In the case of Butler v. McColgan as Franchise Tax Commissioner of the State of California, the Supreme Court of the United States in 315 U.S. 501-510, 86 L.Ed. 991-997, held that one who attacks a formula of apportionment carries a distinct burden of showing by clear and cogent evidence that it results in extraterritorial values being taxed, and in the same case the Supreme Court of the United States discussed at length the question of the correct apportionment formula and held that if the statute as calling for a method of allocation which is fairly calculated to assign to California that part of the net income reasonably attributable to the business done there, any constitutional question arising from the Fourteenth Amendment is at an end.
(Hn 4) The appellant argues that the regulations above-mentioned have never been approved by the Governor of Mississippi. This is a matter which was not raised in the pleadings and was not presented to the lower court. By stipulation the appellant introduced the 1949 regulations and the 1952 regulations in printed form. On page 155 of the 1949 regulations it is plainly stated that the same were approved by Fielding L. Wright, Governor, on February 19, 1949, and we take judicial notice of the fact that he was the Governor of Mississippi at that time. On page 158 of the 1952 regulations approved October 1, 1952, it is plainly stated in the printed form that the same were approved by Hugh L. White, Governor, and we take judicial notice of the fact that he was the Governor of Mississippi at that time. Moreover, the appellant did not raise the question in the court below, either by the pleadings or otherwise, and did not offer any proof whatsoever thereon, and so far as the record before us is concerned, it plainly appears that the regulations for 1949 and 1952 were approved by the Governors of Mississippi in the years mentioned. Furthermore, these regulations provide in the concluding paragraph of Article 247 that the Commissioner may, in his discretion, add or change such additional elements or factors as may be determined necessary in arriving at a formula as set out in this article, and may revise any formula as set out in these regulations, as will, in the opinion of the Commissioner, properly reflect the income of such taxpayer.
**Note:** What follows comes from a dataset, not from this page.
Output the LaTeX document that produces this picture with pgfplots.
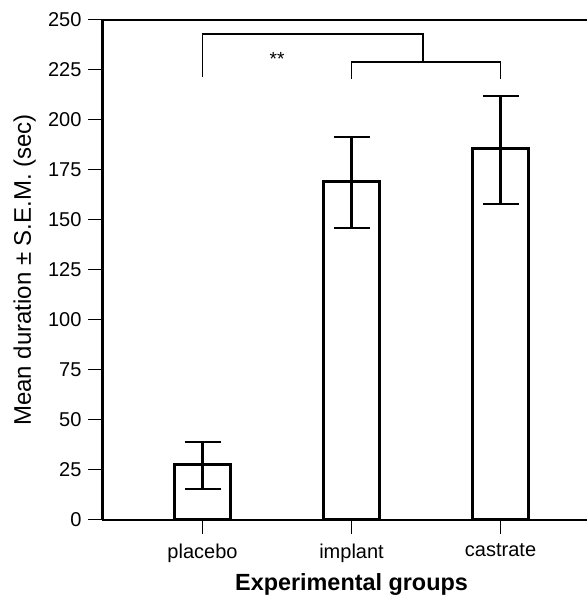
\documentclass[border=0pt]{standalone}
\usepackage{fontspec}
\setmainfont{Liberation Sans}
\usepackage{pgfplots}
\pgfplotsset{compat=1.18}

\begin{document}
\begin{tikzpicture}
\begin{axis}[name=ax,
  scale only axis, width=242.25pt, height=250pt,
  xmin=-0.671, xmax=2.58, ymin=0, ymax=250,
  axis x line*=box, axis y line*=left,
  axis line style={line width=1.35pt},
  xtick={0,1,2}, xticklabels={placebo,implant,castrate},
  ytick={0,25,...,250},
  xtick pos=left,
  tick align=outside, major tick length=7pt,
  tick style={line width=0.5pt, black},
  ticklabel style={font=\fontsize{10}{12}\selectfont},
  xticklabel style={yshift=-1.5pt},
  /pgf/number format/assume math mode=true,
  xlabel={Experimental groups},
  ylabel={Mean duration ± S.E.M. (sec)},
  xlabel style={font=\fontsize{11.7}{14}\selectfont\bfseries,
    at={(axis description cs:0.514,-0.14)}, anchor=base},
  ylabel style={font=\fontsize{12}{14}\selectfont,
    at={(axis description cs:-0.148,0.5)}, anchor=base},
  clip=false]

% bars with asymmetric S.E.M.
\addplot[ybar, bar width=0.375, fill=white, draw=black, line width=1.5pt,
  error bars/.cd, y dir=both, y explicit,
  error bar style={line width=1.3pt},
  error mark options={rotate=90, mark size=9pt, line width=1.3pt}]
coordinates {
  (0,27.5)  += (0,11.5) -= (0,12)
  (1,169)   += (0,22.5) -= (0,23)
  (2,185.5) += (0,26.5) -= (0,27.5)};

% significance brackets
\addplot[black, line width=0.85pt, sharp plot, mark=none]
  coordinates {(0,221.5) (0,243) (1.478,243) (1.478,229)};
\addplot[black, line width=0.85pt, sharp plot, mark=none]
  coordinates {(1,220.5) (1,229) (2,229) (2,220.5)};
\node[font=\fontsize{9.5}{10}\selectfont, anchor=base] at (axis cs:0.5,227.3) {**};
\end{axis}
\pgfresetboundingbox
\path ([xshift=-51.25pt,yshift=-39pt]ax.south west) rectangle ([yshift=10pt]ax.north east);
\end{tikzpicture}
\end{document}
The judgment of the lower court, being correct, is hereby affirmed.
Affirmed.
Roberds, P.J., and Lee, Holmes and Ethridge, JJ., concur.
ON MOTION TO CORRECT JUDGMENT
The appellee has filed a motion to correct the judgment entered on the Supreme Court minutes in this case by allowing the statutory five percent damages under the provisions of Section 1971, Miss. Code of 1942, such damages to be calculated upon the monetary judgment of the chancery court in the amount of $20,335.17.
(Hn 5) The statute clearly provides that for an unsuccessful appeal the appellant shall be assessed at the rate of five per centum upon the amount awarded by the lower court, but in entering the judgment in this case the clerk inadvertently omitted to include the statutory five percent damages.
Counsel for the appellant have filed a brief opposing the award of damages and relies upon two cases namely, Vicksburg Bank v. Adams, 74 Miss. 179, 21 So. 401, and McArdle's Estate v. City of Jackson, 215 Miss. 571, 61 So.2d 400, 63 So.2d 101. The decree appealed from in the two cases cited by appellant did not award a monetary judgment. In the Vicksburg Bank case there was involved the assessment of the bank. How much taxes may have been due on that assessment was not in issue and was not included in the judgment appealed from. In the McArdle's Estate case there was involved only an ad valorem assessment on said property and the judgment of the lower court merely fixed the assessment without awarding any judgment for the amount of money which the assessment fixed might bring. Neither of the cases mentioned involved a monetary judgment, but both of them merely involved the amount of an assessment on which taxes were to be collected.
The judgment in the case at bar is for a specific sum of money, to-wit $20,335.17, as fixed by the State Tax Commission, plus interest from September 15, 1956, and it is clearly subject to the five percent damages.
Motion to correct judgment sustained.
Roberds, P.J., and Lee, Holmes and Ethridge, JJ., concur.